The prohibition of “meat in milk” is worded in such a way that arouses in every reader the feeling that this commandment is the minimal moral level required of man: “Thou shall not cook a goat in its mother’s milk.”
(Deuteronomy 14:21) Anyone with the least bit of sensitivity would be shocked at the idea of taking a kid and cooking it in its own mother’s milk. This milk, that the kid was to nurse from his mother to aid in his development, is instead used in this way to kill the kid. There is no doubt that this act conflicts with the basic moral instinct that dictates that man should not exploit anything that brings life to use as a means to bring death.
And in fact, the Ramban (Rabbi Moshe ben Nachman, among the greatest Spanish sages of the 13th century) says this in his commentary on the above verse: “... Lest we become a cruel people.... who milk the mother to take her milk in which to cook her son. And even though any combination of meat and milk is prohibited, this [is because] any nursing female is called ‘mother’ and any nursing young is called a ‘kid,’.... because cruelty lies in them all.”
In light of this simple moral understanding we must ask: How did the ancient people, the idol worshipers, reach the exact opposite perception that cooking a kid in its mother’s milk is part of idol worship? For this we must examine the fact that the Torah does permit the killing and eating of animals. Many people may doubt whether eating animals is a moral act and wonder why the Torah – being a system aimed at achieving a high moral level – permits this rather than advocating vegetarianism. This question becomes even more problematic when considering the fact that the Torah forbids torturing animals; so why does it permit eating them? These are all proper and important questions, and we must try to learn and understand exactly what perception the Torah wants to provide for us on this issue.
It seems that the guiding principle on here is the question whether man essentially differs from animals, or whether man is simply part of the same system. How does man differ from animals? The intelligence with which man has been endowed does not differentiate him from animals, since among the latter we can also find those with high degrees of intelligence.
The only quality that essentially differentiates man is morality. There is no animal, without exception, that “suffers” from pangs of conscience. Not one finds itself debating moral dilemmas or hesitating to act in any specific way for his own needs.
Man is different from animals in this quality of morality, in the voice that rises from deep within his heart commanding him to act in this world in a way that does not hurt another, but rather in a way that makes the individual – and in fact all of humanity – better.

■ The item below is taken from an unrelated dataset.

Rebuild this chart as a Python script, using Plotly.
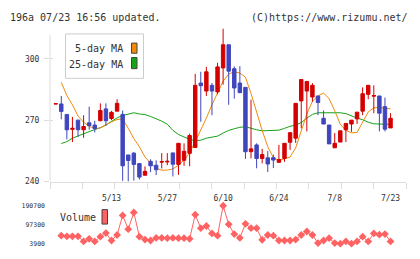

If we believe that we are unique in that we operate with moral purpose, then man’s eating animals, when done for man’s needs, includes animals within this purpose. In other words: We have been given permission to use animals to fulfill the goals that animals cannot achieve.
But this is all correct as long as we believe that man’s uniqueness is in his moral quality. Whoever does not believe this, anyone who does not differentiate in any reasonable quality between man and animal, as such cannot justify the killing and eating of animals. And this “moral” vegetarianism stems from the disbelief in man’s unique morality and as such becomes of itself a paradox.
This was the outlook of the idol worshipers in ancient times, and we cannot deny that even today we are witness to such views that rise now and again on the stage of history. These views that blur the difference between man and animal cannot easily reconcile themselves with eating animals, and force man to choose between two paths: to stop eating animals or, just the opposite, to turn the use of animals to idol worship that sanctifies cruelty and views the cruel killing of animals – like that of cooking a kid in its mother’s milk – as a “holy” act.
The Torah, on the other hand, offers a world view that believes in man’s unique morality and thus may not preach vegetarianism, but neither does it see in the killing of animals an act that has a value in and of itself.
It is in light of this complicated perception that the Torah teaches us to avoid as much as possible cruelty toward animals.
The writer is rabbi of the Western Wall and Holy Sites.